Professor Martha Nussbaum, Ernst Freund Distinguished Service Professor of Law and Ethics at the University of Chicago, delivered the Second Foundation Lecture organised by the Institute for Human Development, New Delhi, on December 17. Her topic was “Development and the Nation: Can there be a Decent Patriotism?” The purpose of this post is not to sum up her lecture, which in due course, will be made available in full by the IHD on its site. As I found that her lecture drew largely from her article written for Daedalus (Toward a globally sensitive patriotism, Summer 2008 issue), I wanted to share what I felt after reading this article. In her lecture, she referred to her recent article in Los Angels Times on the Mumbai attacks, and what it means for the Muslims in India, which invited many critical comments.

Taken together, the Daedalus and the LAT articles articulate her concern that stereotyping of Muslims in India is as bad as racial profiling in the U.S. Her view of decent patriotism is based on her belief that national sentiment can play a valuable role in creating a decent world culture. She identifies five attributes of decent patriotism. The first is constitutional rights and independent judiciary. Second is a separation of powers that makes going to war more difficult. She wants war-making powers should reside in the legislature, and executive authority to initiate and continue wars should be severely contained. Third, she wants firm protections for the rights of legal immigrants who are not citizens, and decent arrangements for illegal immigrants. Fourth, getting the good out of a purified patriotism requires education about foreign cultures and domestic minorities. For example, she says if schools in Europe and the U.S. were doing their job teaching people aout the varieties of Islam, the current atmosphere of panic would be far more difficult to sustain. Finally, according to her, purified patriotism requires a vigorous critical culture, and protection of freedom of speech and dissent.

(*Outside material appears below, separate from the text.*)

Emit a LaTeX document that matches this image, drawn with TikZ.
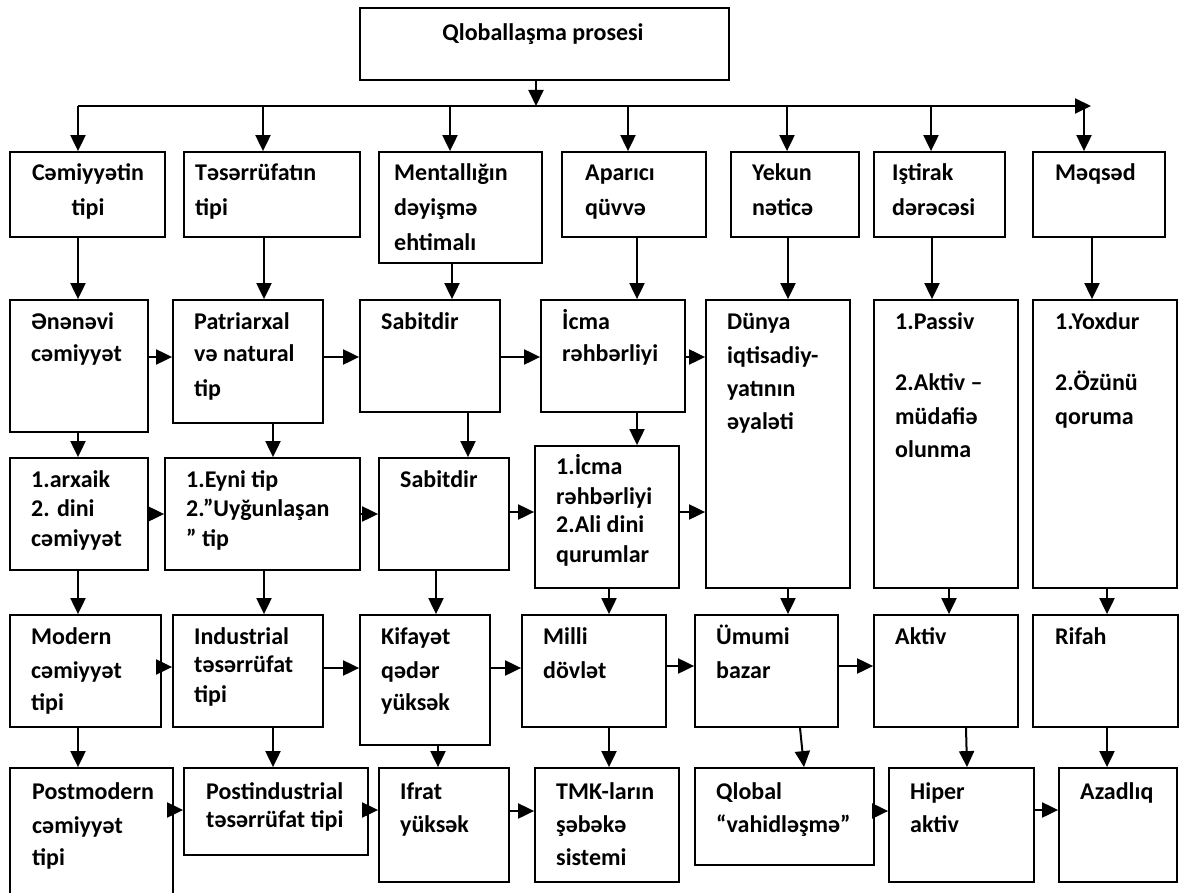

Unfortunately, she says, both India and the U.S. have recently taken a turn from the purified toward the malign form of patriotism. Saying that patriotism today shows her Janus-faced nature in India, she cautions that decent patriotism faces strong opposition from the malign patriotism of “Bande Mataram”. Acute fear, she says, has typically led Americans to characterize the nation in narrow and exclusionary terms.

She concludes that patriotism in and of itself is not a good thing; often indeed it is a very bad thing. What she has argued, however, is that a nation that pursues goals that require sacrifice of self-interest needs to be able to appeal to patriotism, in ways that draw on symbol and rhetoric, emotional memory and history – as Lincoln, King, Gandhi and Nehru all successfully did. Her last sentence underscores the need to appeal to emotion and imagination, even while pursuing decent patriotism. If the advocates of decent patriotism (as when a nation pursues both internal justice, characterised by economic equality, and justice for minorities, and the goal of global justice)eschew symbol and rhetoric, fearing all appeals to emotion and imagination as inherently dangerous and irrational, the Right will monopolize these forces, to the detriment of democracy, she warns.